Oerlikon Balzers Coating mould components to improve performance of plastic injection moulds and save costs
Leading producer of specialised PVD coatings for components and tools Oerlikon Balzers says its coatings protect moulds better to enable improved performance, while reducing maintenance and running costs for manufacturers.
Moulds that are used for the manufacture of plastic parts, from water bottles to automobile bumpers, are expensive and essential in the injection moulding process – where a single mould can sometimes cost several hundreds thousand dollars, not including ongoing maintenance and running costs. Despite being made of hardened steel, the process of injecting melted resins at high temperatures and pressure into cavities over many cycles in moulds causes wear erosion to cavity surfaces and moving components. Even thermoplastics can be abrasive or “sticky”, acting like sandpaper or leaving residue that wears down the surface of moulds. Furthermore, the increased use of abrasive material like long glass and composite fibres escalates the amount of abrasion and friction within moulds.
Thus, injection moulders are turning to a variety of coatings to protect their investments as well as reduce maintenance and running costs. Oerlikon Balzers says it offers coatings that can be applied to mould cavities as well as moving, sliding components within a mould. The coatings are available in a variety of styles, from carbon-based coatings, PVD and PACVD deposition to nitriding techniques, sharing an overriding goal – they harden the surface of steel, protecting the surfaces from abuse arising from the processes mentioned above, the company notes.
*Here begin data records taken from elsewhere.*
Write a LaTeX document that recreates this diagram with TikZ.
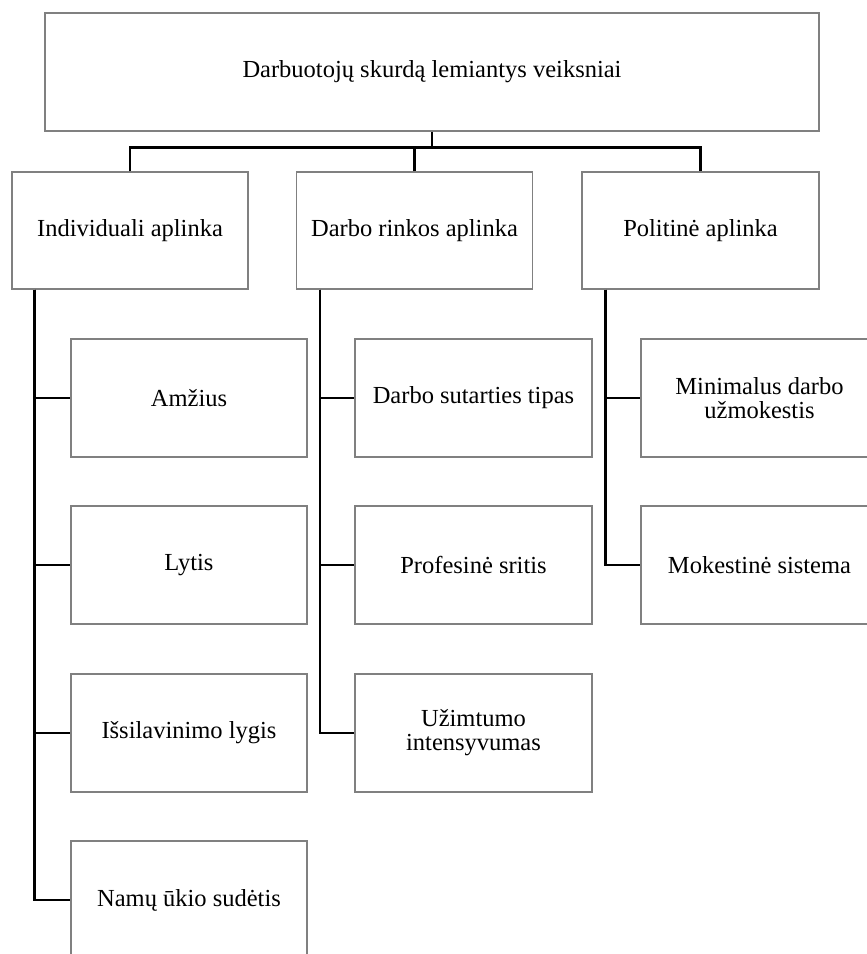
\documentclass[tikz,border=0pt]{standalone}
\usepackage{fontspec}
\setmainfont{Liberation Serif}
\definecolor{boxgray}{HTML}{808080}
\tikzset{
  box/.style={draw=boxgray, line width=1.2pt, rectangle, fill=white,
    inner sep=2pt, align=center, font=\fontsize{24.5}{24}\selectfont},
  topbox/.style={box, minimum width=774pt, minimum height=118pt},
  midbox/.style={box, minimum width=236pt, minimum height=117pt},
  leafbox/.style={box, minimum width=237pt, minimum height=118pt},
  link/.style={draw=black, line width=2.7pt}
}
\begin{document}
\begin{tikzpicture}[x=1pt,y=-1pt]
\useasboundingbox (0,0) rectangle (867,954);
\clip (0,0) rectangle (867,954);
\fill[white] (0,0) rectangle (867,954);

% top
\node[topbox] (top) at (432,72) {Darbuotojų skurdą lemiantys veiksniai};

% second row
\node[midbox] (ind) at (130,230.5) {Individuali aplinka};
\node[midbox] (dar) at (414.5,230.5) {Darbo rinkos aplinka};
\node[midbox, minimum width=237pt] (pol) at (700.5,230.5) {Politinė aplinka};

% leaves: Individuali
\node[leafbox, minimum width=236pt] (i1) at (189,398) {Amžius};
\node[leafbox, minimum width=236pt] (i2) at (189,565) {Lytis};
\node[leafbox, minimum width=236pt] (i3) at (189,733) {Išsilavinimo lygis};
\node[leafbox, minimum width=236pt] (i4) at (189,900) {Namų ūkio sudėtis};

% leaves: Darbo rinkos
\node[leafbox] (d1) at (473.5,398) {Darbo sutarties tipas};
\node[leafbox] (d2) at (473.5,565) {Profesinė sritis};
\node[leafbox] (d3) at (473.5,733) {Užimtumo\\intensyvumas};

% leaves: Politinė
\node[leafbox] (p1) at (759.5,398) {Minimalus darbo\\užmokestis};
\node[leafbox] (p2) at (759.5,565) {Mokestinė sistema};

% top connectors
\coordinate (bus) at ([yshift=-16pt]top.south);
\draw[link] (top.south) -- (bus);
\draw[link] (ind.north) |- (bus) -| (pol.north);
\draw[link] (dar.north) -- (dar.north |- bus);

% trunks
\foreach \c in {i1,i2,i3,i4}{
  \draw[link] ([xshift=23pt]ind.south west) |- (\c.west);
}
\foreach \c in {d1,d2,d3}{
  \draw[link] ([xshift=24pt]dar.south west) |- (\c.west);
}
\foreach \c in {p1,p2}{
  \draw[link] ([xshift=24pt]pol.south west) |- (\c.west);
}
\end{tikzpicture}
\end{document}
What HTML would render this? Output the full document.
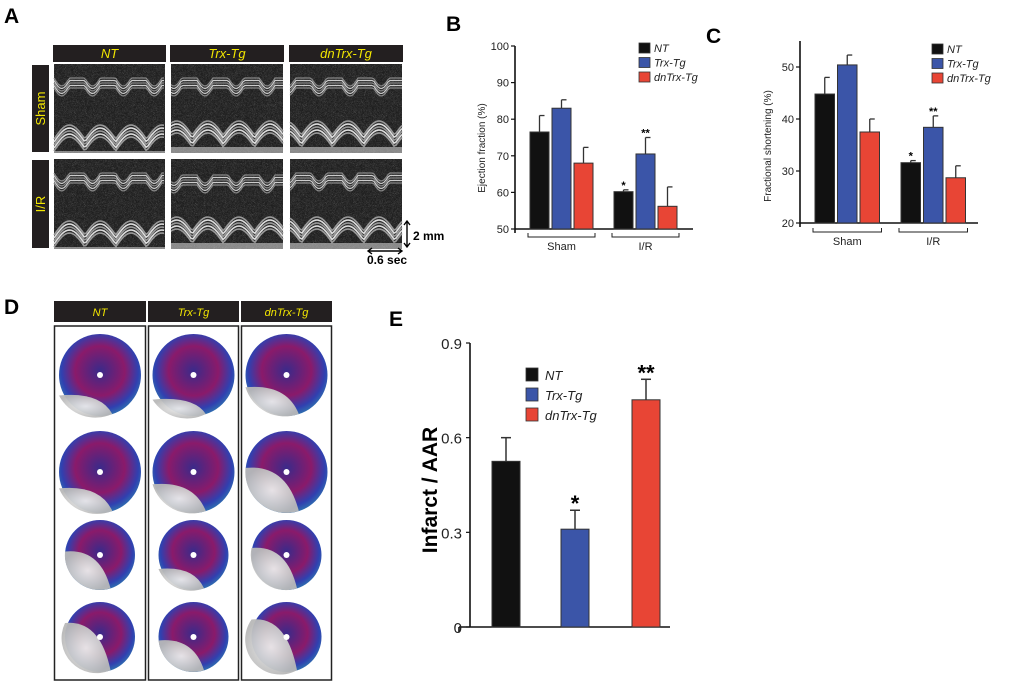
<!DOCTYPE html>
<html><head><meta charset="utf-8"><style>
body{margin:0;background:#fff;width:1020px;height:685px;overflow:hidden;font-family:"Liberation Sans",sans-serif}
svg{display:block}
</style></head><body>
<svg id="fig" width="1020" height="685" xmlns="http://www.w3.org/2000/svg">
<defs>
<radialGradient id="hp" cx="50%" cy="45%" r="55%"><stop offset="0" stop-color="#3a2a8a"/><stop offset="0.55" stop-color="#8a1a6a"/><stop offset="0.85" stop-color="#3040b0"/><stop offset="1" stop-color="#2f6fb0"/></radialGradient>
<radialGradient id="hg" cx="50%" cy="50%" r="55%"><stop offset="0" stop-color="#ececec"/><stop offset="1" stop-color="#b8b8b8"/></radialGradient>
<filter id="nz"><feTurbulence baseFrequency="0.9" numOctaves="1" seed="3"/><feColorMatrix values="0 0 0 0 1 0 0 0 0 1 0 0 0 0 1 0 0 0 0.35 0"/><feComposite in2="SourceGraphic" operator="in"/></filter>
</defs>
<g font-weight="bold" font-size="21" fill="#000">
<text x="4" y="23">A</text>
<text x="446" y="31">B</text>
<text x="706" y="43">C</text>
<text x="4" y="314">D</text>
<text x="389" y="326">E</text>
</g>
<g id="pa"></g>
<g id="pd"></g>
<g id="pb"></g>
<g id="pc"></g>
<g id="pe"></g>
</svg>
<script>
const NS='http://www.w3.org/2000/svg';
function mk(p,t,a,txt){const e=document.createElementNS(NS,t);for(const k in a)e.setAttribute(k,a[k]);if(txt!==undefined)e.textContent=txt;p.appendChild(e);return e;}
const COL=['#111111','#3b55a8','#e84535'];
const groupsLegend=['NT','Trx-Tg','dnTrx-Tg'];

// Panel B data
const bCats=['Sham','I/R'];
const bVals=[[76.5,83,68],[60.2,70.5,56.2]];
const bErr=[[4.5,2.3,4.3],[0.5,4.5,5.3]];
const bTicks=[50,60,70,80,90,100];
const bStars=[['','',''],['*','**','']];
// Panel C data
const cCats=['Sham','I/R'];
const cVals=[[44.8,50.4,37.5],[31.6,38.4,28.7]];
const cErr=[[3.2,1.9,2.5],[0.4,2.2,2.3]];
const cTicks=[20,30,40,50];
const cStars=[['','',''],['*','**','']];
// Panel E data
const eVals=[0.525,0.31,0.72];
const eErr=[0.075,0.06,0.065];
const eTicks=['0','0.3','0.6','0.9'];
const eStars=['','*','**'];

// ---- Panel A
const pa=document.getElementById('pa');
const colsA=[[53,113],[170,114],[289,114]];
groupsLegend.forEach((g,i)=>{
  const r=mk(pa,'rect',{x:colsA[i][0],y:45,width:colsA[i][1],height:17,fill:'#231f20'});
  
  mk(pa,'text',{x:colsA[i][0]+colsA[i][1]/2,y:58,'text-anchor':'middle','font-size':13,'font-style':'italic',fill:'#f2e600'},g);
});
[['Sham',65,152],['I/R',160,248]].forEach((r,j)=>{
  const rr=mk(pa,'rect',{x:32,y:r[1],width:17,height:r[2]-r[1],fill:'#231f20'});
  
  const cy=(r[1]+r[2])/2;
  mk(pa,'text',{x:45,y:cy,'text-anchor':'middle','font-size':13,fill:'#f2e600',transform:`rotate(-90 45 ${cy})`},r[0]);
  colsA.forEach((c,i)=>{
    const g=mk(pa,'g',{});
    
    const x0=c[0]+1,w=c[1]-2,y0=r[1]-1,h=r[2]-r[1]+2;
    mk(g,'rect',{x:x0,y:y0,width:w,height:h,fill:'#1c1c1c'});
    mk(g,'rect',{x:x0,y:y0,width:w,height:h,fill:'#1c1c1c',filter:'url(#nz)'});
    const top=y0+(i===1&&j===1?16:14), bot=y0+h-(i===0?22:26);
    for(let k=0;k<5;k++){
      let d='',d2='';
      for(let x=0;x<=w;x+=2){
        const ph=Math.sin(x/w*Math.PI*2*3.6+i);
        d+=(x?'L':'M')+(x0+x)+' '+(top+k*2.5+Math.max(0,ph)*8);
        d2+=(x?'L':'M')+(x0+x)+' '+(bot+k*3-Math.abs(Math.sin(x/w*Math.PI*3.6+i))*14+8);
      }
      mk(g,'path',{d:d,stroke:k%2?'#ccc':'#888',fill:'none','stroke-width':1.2});
      mk(g,'path',{d:d2,stroke:k%2?'#ddd':'#999',fill:'none','stroke-width':1.6});
    }
    mk(g,'rect',{x:x0,y:bot+20,width:w,height:y0+h-bot-20,fill:'#cfcfcf',opacity:0.6});
  });
});
mk(pa,'path',{d:'M407 222V246M404 225L407 221L410 225M404 243L407 247L410 243M369 251H401M372 248L368 251L372 254M398 248L402 251L398 254',stroke:'#000',fill:'none','stroke-width':1.4});
mk(pa,'text',{x:413,y:240,'font-size':12,'font-weight':'bold'},'2 mm');
mk(pa,'text',{x:367,y:264,'font-size':12,'font-weight':'bold'},'0.6 sec');

// ---- Panel D
const pd=document.getElementById('pd');
const colsD=[[54,92],[148,91],[241,91]];
const heartMix=[[0.25,0.2,0.35],[0.3,0.35,0.55],[0.55,0.3,0.6],[0.7,0.45,0.75]];
groupsLegend.forEach((g,i)=>{
  const r=mk(pd,'rect',{x:colsD[i][0],y:301,width:colsD[i][1],height:21,fill:'#231f20'});
  
  mk(pd,'text',{x:colsD[i][0]+colsD[i][1]/2,y:316,'text-anchor':'middle','font-size':11,'font-style':'italic',fill:'#f2e600'},g);
  const f=mk(pd,'rect',{x:colsD[i][0]+0.5,y:326,width:colsD[i][1]-1,height:354,fill:'#fff',stroke:'#222','stroke-width':1.5});
  
  [375,472,555,637].forEach((cy,k)=>{
    const cx=colsD[i][0]+colsD[i][1]/2, rad=k<2?41:35;
    const h=mk(pd,'circle',{cx:cx,cy:cy,r:rad,fill:'url(#hp)'});
    
    const m=heartMix[k][i];
    mk(pd,'path',{d:`M${cx-rad} ${cy+rad*(1-2*m)} A${rad} ${rad} 0 0 0 ${cx+rad*0.3} ${cy+rad*0.95} Q${cx} ${cy+rad*(0.9-2*m)} ${cx-rad} ${cy+rad*(1-2*m)}Z`,fill:'url(#hg)',opacity:0.95});
    mk(pd,'circle',{cx:cx,cy:cy,r:3,fill:'#fff'});
  });
});

// ---- bar chart helper for B and C
function barChart(id,cats,vals,errs,ticks,stars,opt){
  const p=document.getElementById(id);
  const y=v=>opt.y0-(v-opt.vmin)*opt.k;
  mk(p,'line',{x1:opt.ax,y1:y(ticks[ticks.length-1])-opt.ext,x2:opt.ax,y2:y(opt.vmin)+4,stroke:'#111','stroke-width':1.6});
  mk(p,'line',{x1:opt.ax,y1:y(opt.vmin),x2:opt.xend,y2:y(opt.vmin),stroke:'#111','stroke-width':1.6});
  ticks.forEach(t=>{
    mk(p,'line',{x1:opt.ax-4,y1:y(t),x2:opt.ax,y2:y(t),stroke:'#111','stroke-width':1.2});
    const tl=mk(p,'text',{x:opt.ax-6,y:y(t)+4,'text-anchor':'end','font-size':11,fill:'#222'},String(t));
    
  });
  const yt=mk(p,'text',{x:opt.tx,y:opt.ty,'text-anchor':'middle','font-size':10,fill:'#222',transform:`rotate(-90 ${opt.tx} ${opt.ty})`},opt.title);
  
  cats.forEach((c,gi)=>{
    vals[gi].forEach((v,si)=>{
      const x=opt.gx[gi]+si*opt.step;
      mk(p,'line',{x1:x+opt.bw/2,y1:y(v),x2:x+opt.bw/2,y2:y(v+errs[gi][si]),stroke:'#333','stroke-width':1.3});
      mk(p,'line',{x1:x+opt.bw/2,y1:y(v+errs[gi][si]),x2:x+opt.bw/2+5,y2:y(v+errs[gi][si]),stroke:'#333','stroke-width':1.3});
      const b=mk(p,'rect',{x:x,y:y(v),width:opt.bw,height:y(opt.vmin)-y(v),fill:COL[si],stroke:'#333','stroke-width':1});
      
      if(stars[gi][si]) mk(p,'text',{x:x+opt.bw/2,y:y(v+errs[gi][si])-1,'text-anchor':'middle','font-size':11,'font-weight':'bold'},stars[gi][si]);
    });
    const bx0=opt.gx[gi]-2,bx1=opt.gx[gi]+2*opt.step+opt.bw+2,by=y(opt.vmin)+opt.bd;
    mk(p,'path',{d:`M${bx0} ${by-4}V${by}H${bx1}V${by-4}`,stroke:'#222',fill:'none','stroke-width':1});
    const cl=mk(p,'text',{x:(bx0+bx1)/2,y:by+13,'text-anchor':'middle','font-size':11,fill:'#222'},c);
    
  });
  groupsLegend.forEach((g,i)=>{
    const lr=mk(p,'rect',{x:opt.lx,y:opt.ly+i*14.5,width:11,height:10,fill:COL[i],stroke:'#333','stroke-width':0.8});
    
    const lt=mk(p,'text',{x:opt.lx+15,y:opt.ly+i*14.5+9,'font-size':11,'font-style':'italic',fill:'#222'},g);
    
  });
}
barChart('pb',bCats,bVals,bErr,bTicks,bStars,{y0:229,vmin:50,k:183/50,ax:515,xend:693,ext:0,gx:[530,614],step:22,bw:19,tx:485,ty:148,title:'Ejection fraction  (%)',lx:639,ly:43,bd:8});
barChart('pc',cCats,cVals,cErr,cTicks,cStars,{y0:223,vmin:20,k:5.2,ax:800,xend:978,ext:26,gx:[815,901],step:22.5,bw:19.5,tx:771,ty:146,title:'Fractional shortening  (%)',lx:932,ly:44,bd:9});

// ---- Panel E
(function(){
  const p=document.getElementById('pe');
  const y=v=>627-v*(284/0.9);
  mk(p,'line',{x1:470,y1:343,x2:470,y2:627,stroke:'#111','stroke-width':1.6});
  mk(p,'line',{x1:459,y1:627,x2:670,y2:627,stroke:'#111','stroke-width':1.6});
  mk(p,'line',{x1:459,y1:627,x2:459,y2:632,stroke:'#111','stroke-width':1.6});
  eTicks.forEach(t=>{
    mk(p,'line',{x1:466,y1:y(+t),x2:470,y2:y(+t),stroke:'#111','stroke-width':1.2});
    const tl=mk(p,'text',{x:462,y:y(+t)+6,'text-anchor':'end','font-size':15,fill:'#222'},t);
    
  });
  const yt=mk(p,'text',{x:437,y:490,'text-anchor':'middle','font-size':21,'font-weight':'bold',transform:'rotate(-90 437 490)'},'Infarct / AAR');
  
  const xs=[492,561,632];
  eVals.forEach((v,i)=>{
    const x=xs[i],w=28;
    mk(p,'line',{x1:x+w/2,y1:y(v),x2:x+w/2,y2:y(v+eErr[i]),stroke:'#333','stroke-width':1.5});
    mk(p,'line',{x1:x+w/2-5,y1:y(v+eErr[i]),x2:x+w/2+5,y2:y(v+eErr[i]),stroke:'#333','stroke-width':1.5});
    const b=mk(p,'rect',{x:x,y:y(v),width:w,height:627-y(v),fill:COL[i],stroke:'#333','stroke-width':1});
    
    if(eStars[i]) mk(p,'text',{x:x+w/2,y:y(v+eErr[i])+1,'text-anchor':'middle','font-size':22,'font-weight':'bold'},eStars[i]);
  });
  groupsLegend.forEach((g,i)=>{
    const lr=mk(p,'rect',{x:526,y:368+i*20,width:12,height:13,fill:COL[i],stroke:'#333','stroke-width':0.8});
    
    const lt=mk(p,'text',{x:545,y:380+i*20,'font-size':13,'font-style':'italic',fill:'#222'},g);
    
  });
})();
</script>
</body></html>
“These coatings are applied for the simple fact that steel alone is not hard enough to protect these expensive moulds and ensure optimal uptime and productivity,” explains Thomas Vermland, Global Application Manager for Oerlikon Balzers, which has been producing specialised PVD coatings for components and tools for over 30 years.
Reinforced glass fibre products
In the automotive industry, where there is greater emphasis on design and weight reduction, automotive designers increasingly use glass fibres as reinforcements in many parts, including automobile bumpers. As a result, automobile bumpers are constructed using less material than before. Here, increased pressure and higher temperatures are used to inject the plastic in the mould, amounting to a factor of two to four times higher than in the past, Vermland noted. As such, there is inevitably more friction (from sheering effects) that can cause polymers like polyethylene or polypropylene to become unstable during crystallisation. To compensate this, reinforced glass fibres are often utilised as an economical way to create a lighter, stronger part, which retains more flexibility.
Initially, short glass fibres were used – which did not create much of a problem because they did not affect crystallisation significantly. Moreover, the slightly abrasive nature of glass fibres had a positive “cleaning” effect, removing residue on internal cavities caused by out-gassing.
Today, the popular long glass fibres used are more abrasive, resulting in micro cutting within mould cavities and runners by sharp, jagged edges with a hardness of up to1200 HV. This, unfortunately, create significant issues, particularly, along the parting line and sharp contours in large moulds.
For large moulds like those used for automobile bumpers and tailgates, a nitriding process significantly increases the surface hardness of the metal of the mould. Nitriding is a heat-treating process that involves hydrogen, plasma and electricity to create a case-hardened diffusion layer on the surface metals. Because it is not a coating, it does not affect the overall dimension of the component.
Vermland says Oerlikon Balzers’ Balinit Primeform diffusion treatment increases injection mould surface hardness by up to 1400 HV, which makes moulds significantly more robust (including vs. long glass fibres), while reducing residue build-up, spalling and edge embrittlement.
“We can take the entire bumper mould and place it in the machine and treat it in one operation,” says Vermland and added: “With the diffusion treatment process, we can take a base steel and harden the first hundred microns of the surface to Rockwell hardness well above 65. The rest of the steel remains unaffected.” This is the replacement for Hard Chrome in any big mould. Vermland adds that a large steel mould of 65 HRC could not even be manufactured due to its size.